Só que isso não se enfrenta mediante uma guerra diária nos bairros pobres, enchendo as prisões de jovens negros, que os próprios policiais admitem não passar de enxugamento de gelo, com traumas sociais diários. É preciso entender o funcionamento dessa indústria e agir de forma estratégica.

Em primeiro lugar, está cada vez mais evidente que os lucros milionários da droga são decorrências da ilegalidade. A regulamentação da venda de drogas, como já têm percebido as lideranças dos países ricos, ajuda os lucros desse mercado, desarmando essa engrenagem de guerra e aprisionamento que apenas fortalece as gangues prisionais.

Enquanto a regulamentação não ocorrer no Brasil, resta agir para fragilizar economicamente esses grupos, identificando contas, formas de lavagens de dinheiro. Isso depende de troca de informações entre as diversas inteligências estaduais e federais, em diferentes instituições.

Quando o Estado trava uma guerra diária contra certos grupos em determinados territórios, passa a ser visto meramente como opressor e inimigo. O papel do Estado não é estimular a revolta para empurrar os jovens revoltados para o colo das facções. O Estado deve abrir portas, ajudar esses jovens a sonhar, a querer compartilhar uma vida em sociedade, respeitar e ser respeitado. Isso se faz com investimento em escolas, esporte, arte, cultura, saúde.

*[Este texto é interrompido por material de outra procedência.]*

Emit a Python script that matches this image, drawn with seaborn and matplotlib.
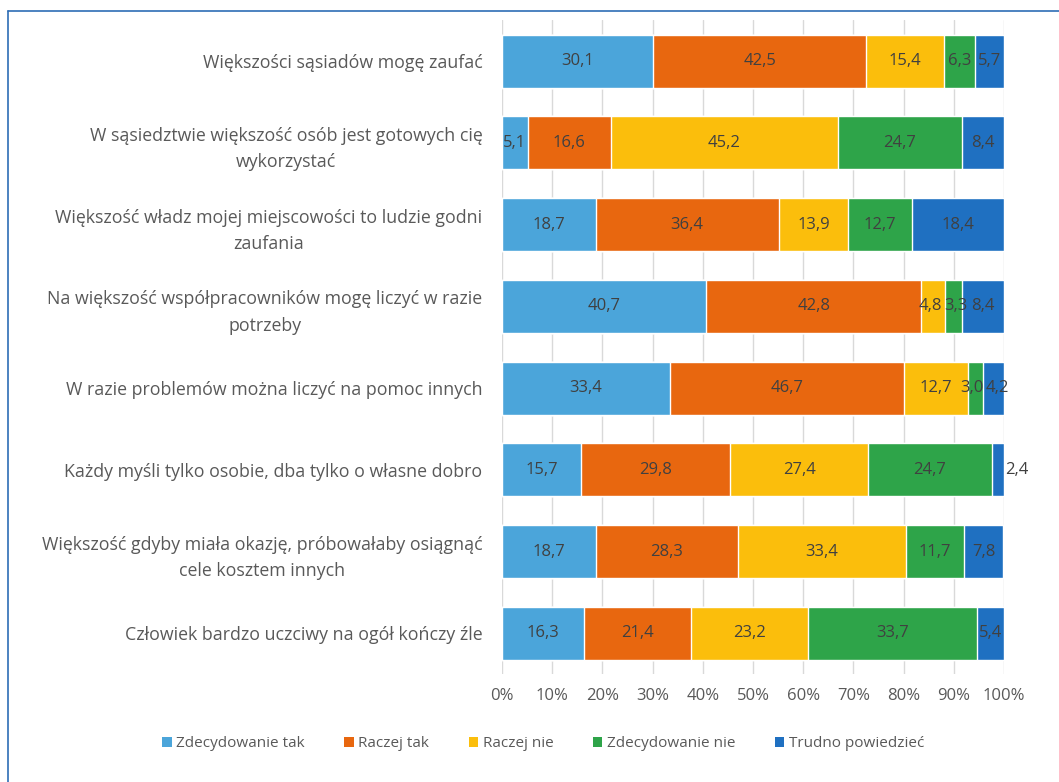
import numpy as np
import pandas as pd
import matplotlib
matplotlib.use("Agg")
import matplotlib.pyplot as plt
import seaborn as sns
from matplotlib.patches import Patch
from matplotlib.lines import Line2D

categories = [
    "Większości sąsiadów mogę zaufać",
    "W sąsiedztwie większość osób jest gotowych cię\nwykorzystać",
    "Większość władz mojej miejscowości to ludzie godni\nzaufania",
    "Na większość współpracowników mogę liczyć w razie\npotrzeby",
    "W razie problemów można liczyć na pomoc innych",
    "Każdy myśli tylko osobie, dba tylko o własne dobro",
    "Większość gdyby miała okazję, próbowałaby osiągnąć\ncele kosztem innych",
    "Człowiek bardzo uczciwy na ogół kończy źle",
]
series_names = ["Zdecydowanie tak", "Raczej tak", "Raczej nie", "Zdecydowanie nie", "Trudno powiedzieć"]
zdecydowanie_tak = [30.1, 5.1, 18.7, 40.7, 33.4, 15.7, 18.7, 16.3]
raczej_tak = [42.5, 16.6, 36.4, 42.8, 46.7, 29.8, 28.3, 21.4]
raczej_nie = [15.4, 45.2, 13.9, 4.8, 12.7, 27.4, 33.4, 23.2]
zdecydowanie_nie = [6.3, 24.7, 12.7, 3.3, 3.0, 24.7, 11.7, 33.7]
trudno = [5.7, 8.4, 18.4, 8.4, 4.2, 2.4, 7.8, 5.4]
tick_values = [0, 10, 20, 30, 40, 50, 60, 70, 80, 90, 100]

colors = ["#4BA5DA", "#E8670F", "#FBBE0C", "#2EA449", "#1F70C1"]
text_gray = "#595959"

sns.set_theme(style="white")
plt.rcParams["font.family"] = ["Open Sans", "DejaVu Sans"]

values = np.array([zdecydowanie_tak, raczej_tak, raczej_nie, zdecydowanie_nie, trudno])
cum = np.cumsum(values, axis=0)

fig = plt.figure(figsize=(10.59, 7.82), dpi=100)
ax = fig.add_axes([0.474, 0.138, 0.474, 0.836])

for i in range(len(series_names) - 1, -1, -1):
    df = pd.DataFrame({"cat": categories, "val": cum[i]})
    sns.barplot(data=df, y="cat", x="val", orient="h", color=colors[i],
                saturation=1, width=0.65, ax=ax, zorder=2)

ax.set_xlim(0, 100)
px_per_unit = 0.474 * 1059 / 100.0

last = len(series_names) - 1
for j in range(len(categories)):
    labels, centers, widths = [], [], []
    outside = None
    for i in range(len(series_names)):
        v = values[i, j]
        label = f"{v:.1f}".replace(".", ",")
        if i == last and v < 3:
            outside = (cum[i, j], label)
            continue
        labels.append(label)
        centers.append(cum[i, j] - v / 2)
        widths.append((9.5 * (len(label) - 1) + 4.5) / px_per_unit)
    centers = np.array(centers, dtype=float)
    # gently spread labels that would collide (as the original does)
    for _ in range(30):
        for k in range(len(centers) - 1):
            need = (widths[k] + widths[k + 1]) / 2 + 1.5 / px_per_unit
            gap = centers[k + 1] - centers[k]
            if gap < need:
                d = (need - gap) / 2
                centers[k] -= d
                centers[k + 1] += d
    for lab, xc in zip(labels, centers):
        ax.text(xc, j, lab, ha="center", va="center", fontsize=12,
                color="#404040", zorder=5, clip_on=False)
    if outside is not None:
        ax.text(outside[0] + 0.3, j, outside[1], ha="left", va="center",
                fontsize=12, color="#404040", zorder=5, clip_on=False)

ax.set_xticks(tick_values)
ax.set_xticklabels([f"{t}%" for t in tick_values])
ax.set_xlabel("")
ax.set_ylabel("")
ax.grid(axis="x", color="#D9D9D9", linewidth=1, zorder=0)
ax.set_axisbelow(True)
for s in ax.spines.values():
    s.set_visible(False)
ax.tick_params(axis="x", length=0, labelsize=12, colors=text_gray, pad=10)
ax.tick_params(axis="y", length=0, labelsize=12.8, colors=text_gray, pad=14)
for lab in ax.get_yticklabels():
    lab.set_multialignment("center")
    lab.set_linespacing(1.6)
    lab.set_color(text_gray)
for lab in ax.get_xticklabels():
    lab.set_color(text_gray)

handles = [Patch(facecolor=c, edgecolor="none") for c in colors]
fig.legend(handles, series_names, loc="center", bbox_to_anchor=(0.513, 0.049), ncol=5,
           frameon=False, fontsize=11, handlelength=0.6, handleheight=0.6,
           handletextpad=0.3, columnspacing=2.6, labelcolor=text_gray)

# frame lines (top and left)
fig.add_artist(Line2D([8 / 1059, 8 / 1059], [0, 1 - 11 / 782], color="#2E6DB5", linewidth=1.2,
                      transform=fig.transFigure))
fig.add_artist(Line2D([8 / 1059, 1], [1 - 11 / 782, 1 - 11 / 782], color="#2E6DB5", linewidth=1.2,
                      transform=fig.transFigure))

fig.savefig("out.png", dpi=100)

Dias - Inicialmente, eu penso que é necessário questionar a própria ideia de "combate" já que ela lembra a "guerra" também. "Combater" o PCC só pode ser discutido ao ver a partir de uma perspectiva de "combate" às condições que o criaram, porque do contrário, significa que o Estado quer continuar oprimindo e exterminando essa juventude negra e pobre sem que se admita uma possibilidade de reação a isso.

É necessário "combater" essa polícia que temos, com estes níveis terríveis de letalidade e de corrupção; é necessário combater as cruéis condições dos estabelecimentos de encarceramento de jovens pobres; é preciso combater a política de encarceramento de pobres e negros.